Page 6

Story: Ashes to Ashes

“Efficiency is about choosing the right investments.” I shoulder my gear bag. “Some yield better returns than others.”

“And what kind of return am I, Ash?” The question carries weight, like he’s asking something else entirely.

“The kind that requires a cost-benefit analysis.” I meet his eyes directly. “Still running the numbers.”

His laugh is soft, dangerous. “Take your time. But remember—some opportunities have expiration dates.”

I nearly snort at that but somehow swallow the noise.

“Things are changing. You’re changing.” The quiet certainty in his voice freezes my blood, turning my veins to glass.

His gaze drops to my concealed arm—the exact spot where the thorns spread beneath my sleeve like something alive and hungry.

As we hike out of the forest, the strange words Litvak spoke repeat in my mind. Each repetition louder than the last until they’re screaming inside my skull. The thorn patterns on my arm pulse beneath my sleeve in time with the chant, like the rhythm feeds them, helps them grow.

The faces in trees no longer hide.
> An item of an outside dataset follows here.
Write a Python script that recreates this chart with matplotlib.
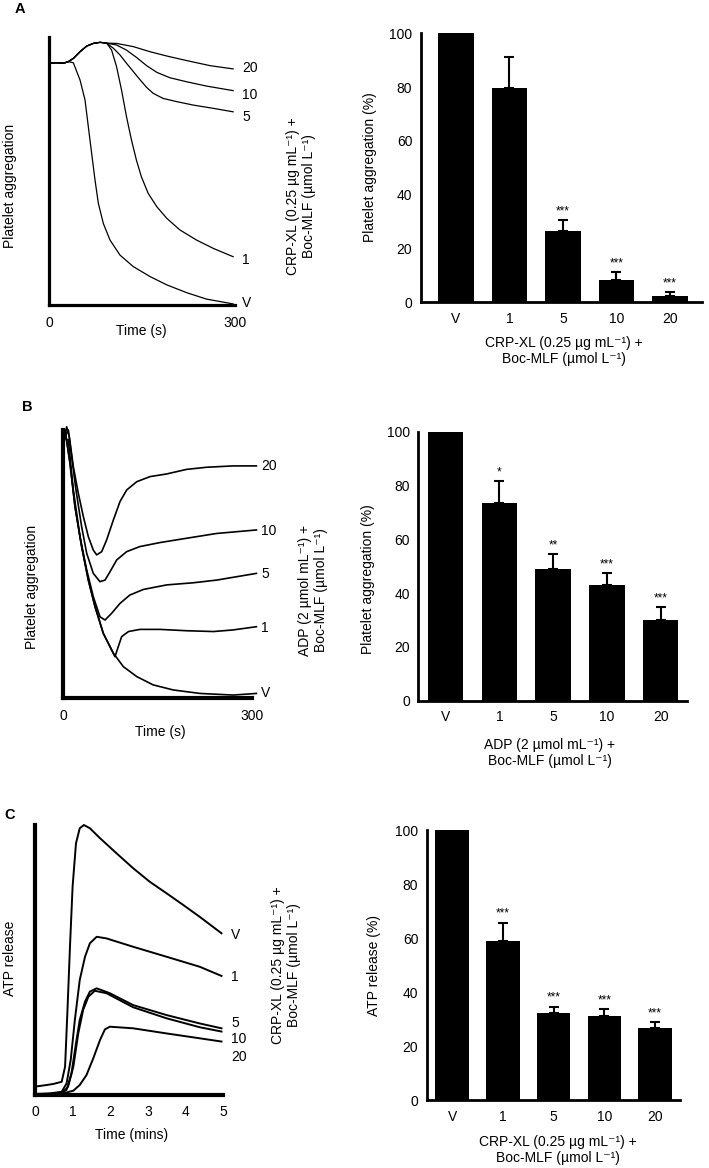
import numpy as np
import matplotlib
matplotlib.use('Agg')
import matplotlib.pyplot as plt

plt.rcParams['font.family'] = ['Liberation Sans', 'DejaVu Sans']
plt.rcParams['font.size'] = 10

W, H = 709, 1168

doses = ['V', '1', '5', '10', '20']

# ---- panel A traces: CRP-XL aggregation (time s, % of full scale) ----
a_pre_t = [0, 12.4, 23.1, 31.2]
a_pre_y = [90.1, 90.3, 90.1, 90.7]
a_hump_t = [39.2, 50, 60.8, 71.5, 82.3, 93]
a_hump_y = [91.9, 94.4, 96.5, 97.5, 97.9, 97.6]
a_v_t = [39.2, 50, 58.1, 63.4, 68.8, 74.2, 79.6, 87.6, 98.4, 114.5, 136, 163, 190, 222, 254, 297]
a_v_y = [90.3, 83.9, 76.4, 66.5, 56.5, 46.6, 37.9, 30.4, 24.2, 18.6, 14.3, 10.6, 7.5, 4.6, 2.2, 0.4]
a_1_t = [101, 109, 117, 125, 133, 141, 149, 160, 174, 190, 211, 238, 265, 297]
a_1_y = [95, 88.8, 80.1, 70.2, 61.5, 54, 47.8, 41.6, 36.6, 32.3, 28, 24.2, 21.1, 18]
a_5_t = [103.8, 114.5, 125, 136, 147, 157.5, 168, 184, 206, 233, 265, 297]
a_5_y = [95.7, 93.2, 90.1, 87, 83.9, 81.1, 78.9, 77, 75.8, 74.5, 73.3, 72]
a_10_t = [109, 125, 141, 157.5, 174, 195, 222, 254, 297]
a_10_y = [96.9, 95, 92.3, 89.2, 86.7, 84.7, 83.2, 81.6, 79.9]
a_20_t = [109, 136, 163, 190, 222, 260, 297]
a_20_y = [97.5, 96.3, 94.4, 92.8, 91.1, 89.2, 88]

# ---- panel B traces: ADP aggregation ----
b_20_t = [0.5, 5.8, 10, 16.4, 24.3, 32.3, 40.2, 48.1, 53.4, 61.4, 69.3, 79.9, 90.5, 101, 117, 138, 164.6, 196, 228, 270, 307]
b_20_y = [93.8, 101.2, 97.5, 86.3, 76.4, 67.7, 60.2, 55.2, 53.4, 54.6, 59, 66.4, 73.3, 77.6, 80.7, 82.6, 83.6, 85.3, 86.1, 86.6, 86.6]
b_10_t = [0.5, 8.5, 13.8, 20.6, 29.6, 37.6, 48.1, 58.7, 66.7, 74.6, 85.2, 101, 122, 154, 196, 244, 307]
b_10_y = [96, 100, 90, 77.6, 63.9, 54, 46.5, 43.4, 44, 47.1, 51.5, 54.6, 56.5, 58, 59.6, 61.4, 62.7]
b_5_t = [0.5, 8.5, 16.4, 27, 37.6, 48.1, 58.7, 66.7, 77.2, 90.5, 106, 127.5, 164.6, 207, 244, 307]
b_5_y = [97, 96.3, 77.6, 60.2, 47.8, 37.8, 30.3, 29.1, 31.6, 35.3, 38.4, 40.5, 42.2, 43, 44, 46.5]
b_v_t = [0.5, 3.2, 11.1, 19, 29.6, 40.2, 50.8, 64, 80, 95.8, 117, 143, 175, 217.5, 270, 307]
b_v_y = [98, 100, 87.6, 71.4, 56.5, 44, 34.1, 24.1, 16.7, 11.7, 8, 4.9, 3, 1.7, 1.1, 1.7]
b_1_t = [0.5, 3.2, 11.1, 19, 29.6, 40.2, 50.8, 64, 77.2, 82.5, 87.8, 93.1, 104, 122, 154, 196, 239, 270, 307]
b_1_y = [98, 100, 87.6, 71.4, 56.5, 44, 34.1, 24.1, 17.9, 15.4, 19.2, 22.9, 24.8, 25.6, 25.6, 25.1, 24.8, 25.4, 26.6]

# ---- panel C traces: ATP release (time mins) ----
c_v_t = [0, 0.31, 0.49, 0.71, 0.80, 0.86, 0.93, 1.0, 1.09, 1.19, 1.30, 1.46, 1.73, 2.17, 2.61, 3.05, 3.50, 3.94, 4.38, 4.96]
c_v_y = [3.1, 3.7, 4.1, 4.9, 10.5, 30.2, 54.9, 77.2, 93.2, 98.8, 100, 98.8, 95.1, 89.5, 84, 79, 74.7, 70.4, 66, 59.9]
c_1_t = [0, 0.4, 0.71, 0.84, 0.95, 1.06, 1.19, 1.33, 1.46, 1.64, 1.90, 2.61, 3.5, 4.38, 4.96]
c_1_y = [0.4, 0.6, 1.2, 4.3, 13, 27.8, 42.6, 51.2, 56.2, 58.6, 58, 54.9, 51.2, 47.5, 44.1]
c_5_t = [0, 0.66, 0.84, 0.97, 1.09, 1.19, 1.33, 1.46, 1.64, 1.99, 2.61, 3.5, 4.38, 4.96]
c_5_y = [0.2, 0.6, 1.9, 8, 19.1, 27.8, 34.6, 38.3, 39.5, 37.7, 33.3, 29.6, 26.5, 24.7]
c_10_t = [0, 0.71, 0.88, 1.02, 1.15, 1.28, 1.42, 1.59, 1.9, 2.61, 3.5, 4.38, 4.96]
c_10_y = [0.1, 0.6, 3.1, 10.5, 22.8, 31.5, 36.4, 38.6, 37.7, 32.5, 28.4, 25.1, 23.5]
c_20_t = [0, 0.75, 1.02, 1.19, 1.37, 1.55, 1.73, 1.86, 1.99, 2.61, 3.5, 4.38, 4.96]
c_20_y = [0.2, 0.6, 1.6, 3.7, 7.4, 13.6, 20.4, 24.3, 25.3, 24.7, 22.8, 21, 19.8]

# ---- bar data (mean, upper error, significance) ----
a_mean = [100, 79.8, 26.5, 8.3, 2.4]
a_err = [0, 11.3, 4.1, 2.7, 1.2]
a_sig = ['', '', '***', '***', '***']
b_mean = [100, 73.4, 48.8, 43.1, 30.1]
b_err = [0, 8.4, 5.7, 4.2, 4.7]
b_sig = ['', '*', '**', '***', '***']
c_mean = [100, 59, 32.1, 31.1, 26.7]
c_err = [0, 6.7, 2.5, 2.5, 2.2]
c_sig = ['', '***', '***', '***', '***']

fig = plt.figure(figsize=(W / 100, H / 100), dpi=100)


def px_axes(l, t, r, b):
    return fig.add_axes([l / W, 1 - b / H, (r - l) / W, (b - t) / H])


def ftext(x, y, s, **kw):
    kw.setdefault('ha', 'center')
    kw.setdefault('va', 'center')
    fig.text(x / W, 1 - y / H, s, **kw)


def style_trace(ax, lw):
    for s in ['top', 'right']:
        ax.spines[s].set_visible(False)
    ax.spines['left'].set_linewidth(lw)
    ax.spines['bottom'].set_linewidth(lw)
    ax.set_yticks([])
    ax.tick_params(axis='x', length=0, labelsize=10)
    ax.set_ylim(0, 100)


def bar_panel(ax, means, errs, sig):
    x = np.arange(len(doses))
    ax.bar(x, means, width=0.66, color='black')
    ax.errorbar(x[1:], means[1:], yerr=[np.zeros(len(x) - 1), errs[1:]],
                fmt='none', ecolor='black', elinewidth=1.5, capsize=3.8, capthick=1.5)
    for i in range(len(x)):
        if sig[i]:
            ax.text(x[i], means[i] + errs[i] + 1.0, sig[i], ha='center', va='bottom', fontsize=8.5)
    for s in ['top', 'right']:
        ax.spines[s].set_visible(False)
    ax.spines['left'].set_linewidth(2)
    ax.spines['bottom'].set_linewidth(2)
    ax.set_ylim(0, 100)
    ax.set_yticks([0, 20, 40, 60, 80, 100])
    ax.set_xticks(x)
    ax.set_xticklabels(doses)
    ax.tick_params(length=0, labelsize=10)
    ax.tick_params(axis='y', pad=6)
    ax.tick_params(axis='x', pad=7)


crp = 'CRP-XL (0.25 \u00b5g mL\u207b\u00b9) +\nBoc-MLF (\u00b5mol L\u207b\u00b9)'
adp = 'ADP (2 \u00b5mol mL\u207b\u00b9) +\nBoc-MLF (\u00b5mol L\u207b\u00b9)'

# ===== A traces =====
ax = px_axes(49, 36.7, 235, 305)
lw = 0.9
ax.plot(a_pre_t + a_v_t, a_pre_y + a_v_y, color='black', lw=lw, clip_on=False)
for tt, yy in [(a_1_t, a_1_y), (a_5_t, a_5_y), (a_10_t, a_10_y), (a_20_t, a_20_y)]:
    ax.plot(a_pre_t + a_hump_t + tt, a_pre_y + a_hump_y + yy, color='black', lw=lw, clip_on=False)
ax.set_xlim(0, 300)
style_trace(ax, 2.3)
ax.set_xticks([0, 300])
ax.tick_params(axis='x', pad=8)
ftext(141, 331, 'Time (s)')
ftext(10, 186, 'Platelet aggregation', rotation=90)
ftext(301, 196, crp, rotation=90)
for lab, yy in zip(['20', '10', '5', '1', 'V'], [68, 95, 117, 260, 303]):
    ftext(242, yy, lab, ha='left')
ftext(20, 9, 'A', fontweight='bold', fontsize=10.5)

# ===== A bars =====
ax = px_axes(420.7, 33.3, 702, 302)
bar_panel(ax, a_mean, a_err, a_sig)
ax.set_xlim(-0.66, 4.6)
ftext(370, 167, 'Platelet aggregation (%)', rotation=90)
ftext(564, 351, crp)

# ===== B traces =====
ax = px_axes(63, 430, 252, 698)
lw = 1.2
for tt, yy in [(b_v_t, b_v_y), (b_1_t, b_1_y), (b_5_t, b_5_y), (b_10_t, b_10_y), (b_20_t, b_20_y)]:
    ax.plot(tt, yy, color='black', lw=lw, clip_on=False)
ax.set_xlim(0, 300)
style_trace(ax, 3)
ax.set_xticks([0, 300])
ax.tick_params(axis='x', pad=8)
ftext(160, 732, 'Time (s)')
ftext(32, 587, 'Platelet aggregation', rotation=90)
ftext(313, 590, adp, rotation=90)
for lab, yy in zip(['20', '10', '5', '1', 'V'], [466, 531, 574, 628, 693]):
    ftext(261, yy, lab, ha='left')
ftext(27, 407, 'B', fontweight='bold', fontsize=10.5)

# ===== B bars =====
ax = px_axes(418.3, 431.7, 687, 700.7)
bar_panel(ax, b_mean, b_err, b_sig)
ax.set_xlim(-0.51, 4.49)
ftext(368, 579, 'Platelet aggregation (%)', rotation=90)
ftext(550, 753, adp)

# ===== C traces =====
ax = px_axes(35, 825, 223, 1095)
lw = 1.4
for tt, yy in [(c_v_t, c_v_y), (c_1_t, c_1_y), (c_5_t, c_5_y), (c_10_t, c_10_y), (c_20_t, c_20_y)]:
    ax.plot(tt, yy, color='black', lw=lw, clip_on=False)
ax.set_xlim(0, 5)
style_trace(ax, 3)
ax.set_xticks([0, 1, 2, 3, 4, 5])
ax.tick_params(axis='x', pad=7)
ftext(132, 1135, 'Time (mins)')
ftext(10, 958, 'ATP release', rotation=90)
ftext(286, 965, crp, rotation=90)
for lab, yy in zip(['V', '1', '5', '10', '20'], [935, 977, 1023, 1039, 1057]):
    ftext(231, yy, lab, ha='left')
ftext(10, 815, 'C', fontweight='bold', fontsize=10.5)

# ===== C bars =====
ax = px_axes(426.7, 830, 680, 1100)
bar_panel(ax, c_mean, c_err, c_sig)
ax.set_xlim(-0.5, 4.49)
ftext(374, 966, 'ATP release (%)', rotation=90)
ftext(558, 1150, crp)

fig.savefig('out.png', dpi=100)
They watch openly now, bark shifting to form expressions that shouldn’t exist. The moon follows me despite cloud cover, its spotlight finding me no matter how I try to blend with shadows.

For a moment, I think I see her again—the woman with forest-green eyes—standing among shadows. She raises a hand in what might be a greeting.

Or warning.

I stumble, nearly falling. Davis catches my elbow before I hit dirt. I flinch away from his touch as if scorched, nausea rolling through me in waves.

The forest knows me. Trees lean toward my footsteps, and the ground feels more solid than anywhere I’ve ever walked. Part of me feels an answering pull toward the darkness between trees.

And somewhere deep beneath military conditioning and forced humanity, something wild and ancient unfurls—like a heartbeat thumping for the first time after decades of silence.

2

ASH

Beneath my sleevemy arm pulses—a living thing with its own heartbeat. Each furtive glance reveals veins gone wrong.

Not blue. Not red.

Brown.

Spreading like infection.

I tug my sleeve down for the hundredth time.

Our vehicle speeds through darkness, my arm screaming with alien heat beneath my sleeve. Each throb sends crystalline shards through my chest until breathing becomes deliberate war.

Davis leans forward from the front seat and hands me a steaming travel mug. “Figured you could use a recharge.”

I take it without thinking. Sip. Perfectly sweet.

“You remembered how I take it?”

“Two sugars, splash of cream, dash of vanilla.” He doesn’t turn around, but I catch his eyes in the rearview mirror. “Hardly rocket science when you pay attention.”

Lie. Davis doesn’t guess. He observes. Catalogues. Remembers everything.

“Paying attention is one thing. Memorizing my coffee preferences is another category entirely.”

“I notice details about people I care about.” The words carry weight beyond their surface meaning.

The team’s chatter dissolves into white noise as I press my forehead against the window, glass fogging instantly where my skin touches. My reflection in the glass looks wrong—features too sharp, eyes too bright. A stranger wearing my face like an ill-fitting mask.